** START OF DATASET EXCERPT **
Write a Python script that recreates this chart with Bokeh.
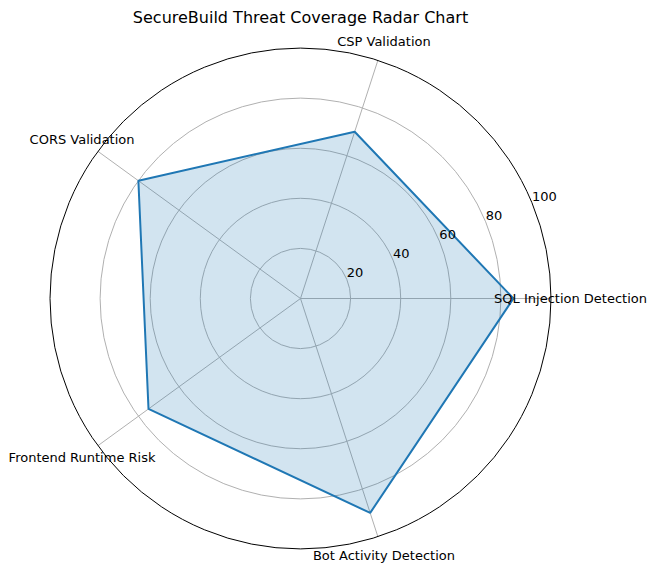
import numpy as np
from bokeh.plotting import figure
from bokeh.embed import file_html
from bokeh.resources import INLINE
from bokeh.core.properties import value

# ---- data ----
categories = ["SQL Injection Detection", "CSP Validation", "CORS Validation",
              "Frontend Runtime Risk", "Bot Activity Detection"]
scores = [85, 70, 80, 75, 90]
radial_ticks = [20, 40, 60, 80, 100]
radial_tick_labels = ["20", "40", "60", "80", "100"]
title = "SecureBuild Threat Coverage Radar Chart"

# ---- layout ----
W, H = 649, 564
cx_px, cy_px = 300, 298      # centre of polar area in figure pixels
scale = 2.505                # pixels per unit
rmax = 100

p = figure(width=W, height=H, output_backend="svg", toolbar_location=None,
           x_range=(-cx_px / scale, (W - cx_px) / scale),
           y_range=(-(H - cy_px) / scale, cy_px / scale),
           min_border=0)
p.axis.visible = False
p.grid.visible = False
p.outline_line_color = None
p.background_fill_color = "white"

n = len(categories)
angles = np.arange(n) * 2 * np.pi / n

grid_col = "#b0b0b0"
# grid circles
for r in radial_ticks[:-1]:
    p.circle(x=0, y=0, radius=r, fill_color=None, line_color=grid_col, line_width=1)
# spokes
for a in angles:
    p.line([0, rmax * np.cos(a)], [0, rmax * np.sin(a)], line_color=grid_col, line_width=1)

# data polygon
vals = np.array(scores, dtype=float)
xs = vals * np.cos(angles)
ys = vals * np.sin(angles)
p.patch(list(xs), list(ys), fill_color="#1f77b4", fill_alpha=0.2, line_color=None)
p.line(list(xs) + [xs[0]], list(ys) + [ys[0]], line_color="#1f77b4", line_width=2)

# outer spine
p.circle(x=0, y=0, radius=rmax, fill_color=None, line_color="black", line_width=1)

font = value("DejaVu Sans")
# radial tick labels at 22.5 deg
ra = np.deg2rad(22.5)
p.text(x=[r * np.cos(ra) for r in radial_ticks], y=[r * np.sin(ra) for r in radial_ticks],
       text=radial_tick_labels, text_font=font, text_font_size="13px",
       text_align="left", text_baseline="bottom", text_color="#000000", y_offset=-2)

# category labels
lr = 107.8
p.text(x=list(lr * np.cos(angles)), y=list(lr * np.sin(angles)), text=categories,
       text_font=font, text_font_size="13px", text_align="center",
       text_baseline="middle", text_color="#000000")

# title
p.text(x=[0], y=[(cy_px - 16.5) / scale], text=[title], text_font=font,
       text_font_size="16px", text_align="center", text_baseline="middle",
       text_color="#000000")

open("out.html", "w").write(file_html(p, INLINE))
** END OF DATASET EXCERPT **
Make an exact copy of the lines from the top of the material through the line with "p.line(list(xs) + [xs[0]], list(ys)", pictures excluded.

Write a Python script that recreates this chart with Bokeh.
import numpy as np
from bokeh.plotting import figure
from bokeh.embed import file_html
from bokeh.resources import INLINE
from bokeh.core.properties import value

# ---- data ----
categories = ["SQL Injection Detection", "CSP Validation", "CORS Validation",
              "Frontend Runtime Risk", "Bot Activity Detection"]
scores = [85, 70, 80, 75, 90]
radial_ticks = [20, 40, 60, 80, 100]
radial_tick_labels = ["20", "40", "60", "80", "100"]
title = "SecureBuild Threat Coverage Radar Chart"

# ---- layout ----
W, H = 649, 564
cx_px, cy_px = 300, 298      # centre of polar area in figure pixels
scale = 2.505                # pixels per unit
rmax = 100

p = figure(width=W, height=H, output_backend="svg", toolbar_location=None,
           x_range=(-cx_px / scale, (W - cx_px) / scale),
           y_range=(-(H - cy_px) / scale, cy_px / scale),
           min_border=0)
p.axis.visible = False
p.grid.visible = False
p.outline_line_color = None
p.background_fill_color = "white"

n = len(categories)
angles = np.arange(n) * 2 * np.pi / n

grid_col = "#b0b0b0"
# grid circles
for r in radial_ticks[:-1]:
    p.circle(x=0, y=0, radius=r, fill_color=None, line_color=grid_col, line_width=1)
# spokes
for a in angles:
    p.line([0, rmax * np.cos(a)], [0, rmax * np.sin(a)], line_color=grid_col, line_width=1)

# data polygon
vals = np.array(scores, dtype=float)
xs = vals * np.cos(angles)
ys = vals * np.sin(angles)
p.patch(list(xs), list(ys), fill_color="#1f77b4", fill_alpha=0.2, line_color=None)
p.line(list(xs) + [xs[0]], list(ys) + [ys[0]], line_color="#1f77b4", line_width=2)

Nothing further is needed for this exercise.